California Proposes to Tax Text Messages to Fund Service for Low-Income Residents
Dec 12, 2018, 5:02 PM by Eric M. Zeman
California state legislators have suggested the state implement a tax on text messages in order to help fund the Public Purpose Program. The PPP is similar to the Mobility Fund operated by the federal government. It levies a tax on wireless services and uses those funds to offer low-cost or free wireless service to low-income residents. The California Public Utilities Commission (CPUC), which is the entity behind the proposal, says the texting tax could help close the PPP's budget gap, which stands at close to $330 million. Because the proposal would still tax voice calls, the CPUC suggests those who talk more than text will see a higher tax based on those voice calls, while those who text more than talk will see a higher tax based on those texts.

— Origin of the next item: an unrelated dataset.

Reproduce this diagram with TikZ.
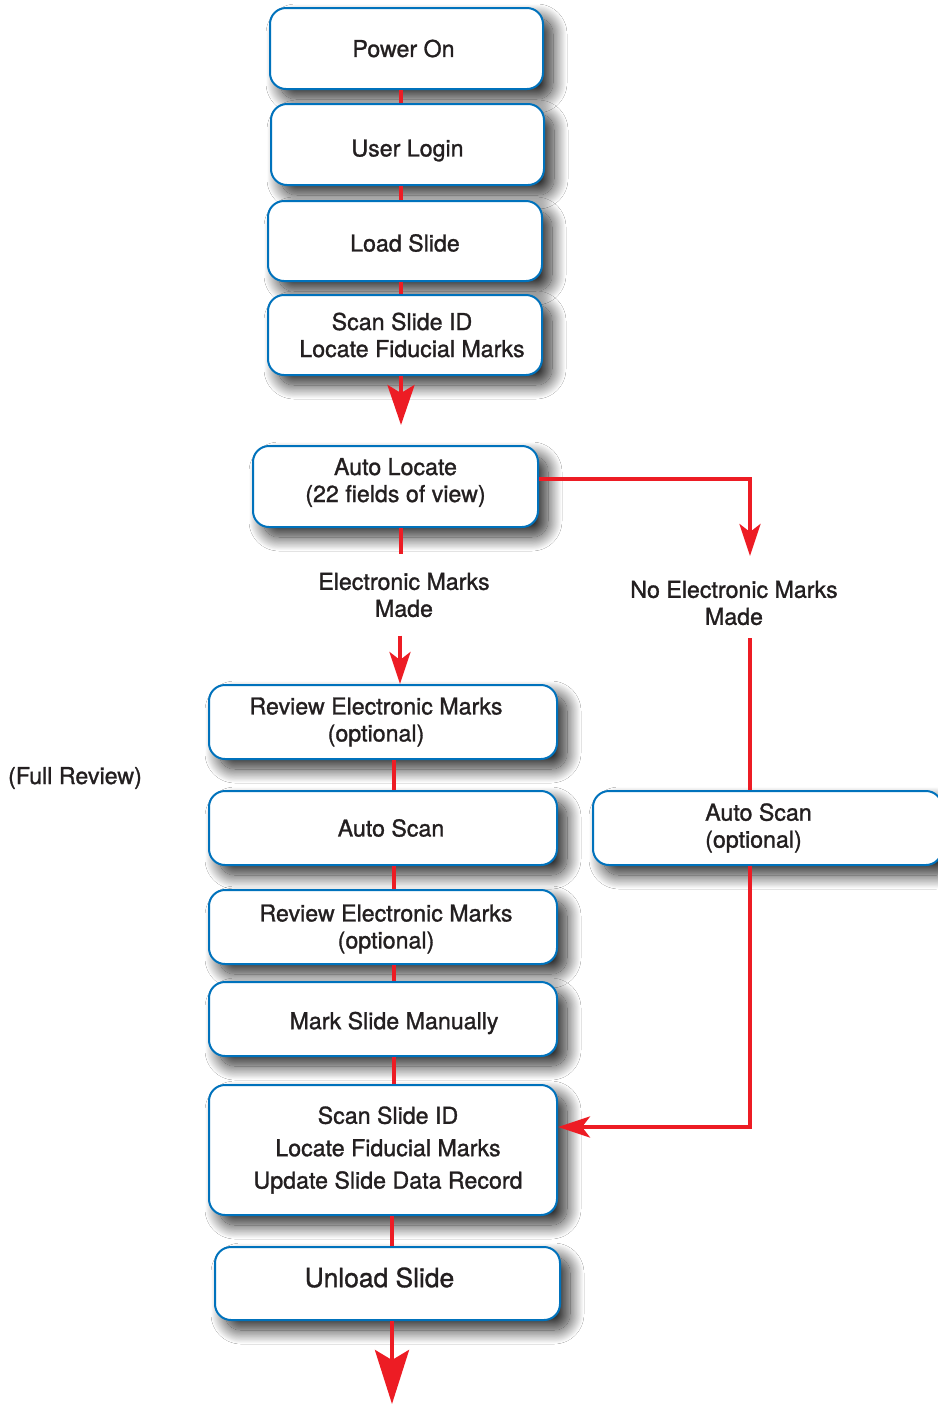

The CTIA, a lobbying group for the wireless industry, pushed back against the proposal. "Subjecting wireless carriers' text messaging traffic to surcharges that cannot be applied to the lion's share of messaging traffic and messaging providers is illogical, anticompetitive and harmful to consumers," said the CTIA in a filing. The tax would not apply to messaging services such as iMessage, Facebook Messenger, and WhatsApp, all of which push messages over data connections, rather than the legacy short-messaging service connection. Some suggest the new tax would unfairly impact the very people the plan proposes to help. The CPUC could vote on the matter as early as this week.
Comments
Another Reason to Avoid California at All Cost.
Isn't this what the Obama Phone program is for?